On a traditional POSIX system, the boot process is as follows:

  1. The CPU starts executing the BIOS.
  2. The BIOS will do basic hardware initialization and load the bootloader.
  3. The bootloader will load the kernel and pass information about the drive that contains the rootfs.
  4. The kernel will do additional initialization, mount the rootfs and start /sbin/init.
  5. init will run scripts that start everything else. This includes mounting filesystems from fstab and exporting NFS shares from exports.

There are some variations on this. For instance, the bootloaders will also load kernel modules on Illumos (via a boot_archive) and FreeBSD (individually). Some Linux systems will load an initramfs, which is an temporary rootfs that contains modules to load and moves some logic of the boot process into userland, mounts the real rootfs and switches into it via an operation called pivot_root. Also, EFI systems are capable of loading operating system kernels directly, which eliminates the need for the bootloader stage.

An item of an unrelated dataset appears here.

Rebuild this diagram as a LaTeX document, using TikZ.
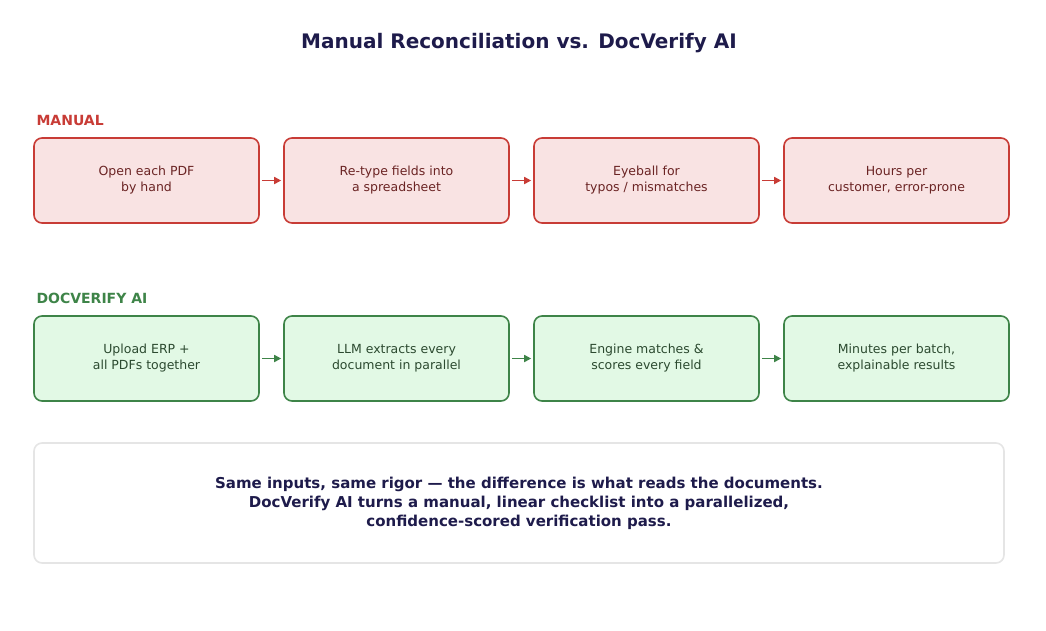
\documentclass[tikz,border=0pt]{standalone}
\usepackage{fontspec}
\setmainfont{DejaVu Sans}
\usetikzlibrary{arrows.meta}
\definecolor{rb}{HTML}{C83C36}\definecolor{rf}{HTML}{F9E3E3}\definecolor{rt}{HTML}{6B2424}
\definecolor{gb}{HTML}{3E8448}\definecolor{gf}{HTML}{E2F9E5}\definecolor{gt}{HTML}{2C4A30}
\definecolor{tt}{HTML}{1E1B4B}
\begin{document}
\begin{tikzpicture}[x=1pt,y=-1pt,
 box/.style={rounded corners=8pt,line width=1.6pt,minimum width=225pt,minimum height=85pt,align=center,font=\fontsize{12.5}{16}\selectfont,inner sep=0pt},
 mbox/.style={box,draw=rb,fill=rf,text=rt},
 dbox/.style={box,draw=gb,fill=gf,text=gt},
 arr/.style={line width=1.6pt,-{Triangle[length=7pt,width=7pt]}},
 lab/.style={anchor=west,font=\bfseries\fontsize{14}{16}\selectfont}]
\useasboundingbox (0,0) rectangle (1046,630);
\node[font=\bfseries\fontsize{20}{24}\selectfont,text=tt] (title) at (519,43) {Manual Reconciliation vs. DocVerify AI};
\node[lab,text=rb] (ml) at (33,120) {MANUAL};
\node[lab,text=gb] (dl) at (33,298) {DOCVERIFY AI};
\node[mbox] (m1) at (146.5,180.5) {Open each PDF\\by hand};
\node[mbox] (m2) at (396.5,180.5) {Re-type fields into\\a spreadsheet};
\node[mbox] (m3) at (646.5,180.5) {Eyeball for\\typos / mismatches};
\node[mbox] (m4) at (896.5,180.5) {Hours per\\customer, error-prone};
\node[dbox] (d1) at (146.5,358.5) {Upload ERP +\\all PDFs together};
\node[dbox] (d2) at (396.5,358.5) {LLM extracts every\\document in parallel};
\node[dbox] (d3) at (646.5,358.5) {Engine matches \&\\scores every field};
\node[dbox] (d4) at (896.5,358.5) {Minutes per batch,\\explainable results};
\foreach \a/\b in {m1/m2,m2/m3,m3/m4}{\draw[arr,rb] ([xshift=2pt]\a.east) -- ([xshift=-2pt]\b.west);}
\foreach \a/\b in {d1/d2,d2/d3,d3/d4}{\draw[arr,gb] ([xshift=2pt]\a.east) -- ([xshift=-2pt]\b.west);}
\node[draw=black!10,line width=1.6pt,rounded corners=8pt,fill=white,minimum width=970pt,minimum height=120pt,align=center,text=tt,font=\bfseries\fontsize{15}{19}\selectfont] (sum) at (519,503)
 {Same inputs, same rigor — the difference is what reads the documents.\\DocVerify AI turns a manual, linear checklist into a parallelized,\\confidence-scored verification pass.};
\end{tikzpicture}
\end{document}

ZFS makes the following changes to the boot process:

  • When the rootfs is on ZFS, the pool must be imported before the kernel can mount it. The bootloader on Illumos and FreeBSD will pass the pool informaton to the kernel for it to import the root pool and mount the rootfs. On Linux, an initramfs must be used until bootloader support for creating the initramfs dynamically is written.
  • Regardless of whether there is a root pool, imported pools must appear. This is done by reading the list of imported pools from the zpool.cache file, which is at /etc/zfs/zpool.cache on most platforms. It is at /boot/zfs/zpool.cache on FreeBSD. This is stored as a XDR-encoded nvlist and is readable by executing the zdb command without arguments.
  • After the pool(s) are imported, the filesystems must be mounted and any filesystem exports or iSCSI LUNs must be made. If the mountpoint property is set to legacy on a dataset, fstab can be used. Otherwise, the boot scripts will mount the datasets by running zfs mount -a after pool import. Similarly, any datasets being shared via NFS or SMB for filesystems and iSCSI for zvols will be exported or shared via zfs share -a after the mounts are done. Not all platforms support zfs share -a on all share types. Legacy methods may always be used and must be used on platforms that do not support automation via zfs share -a.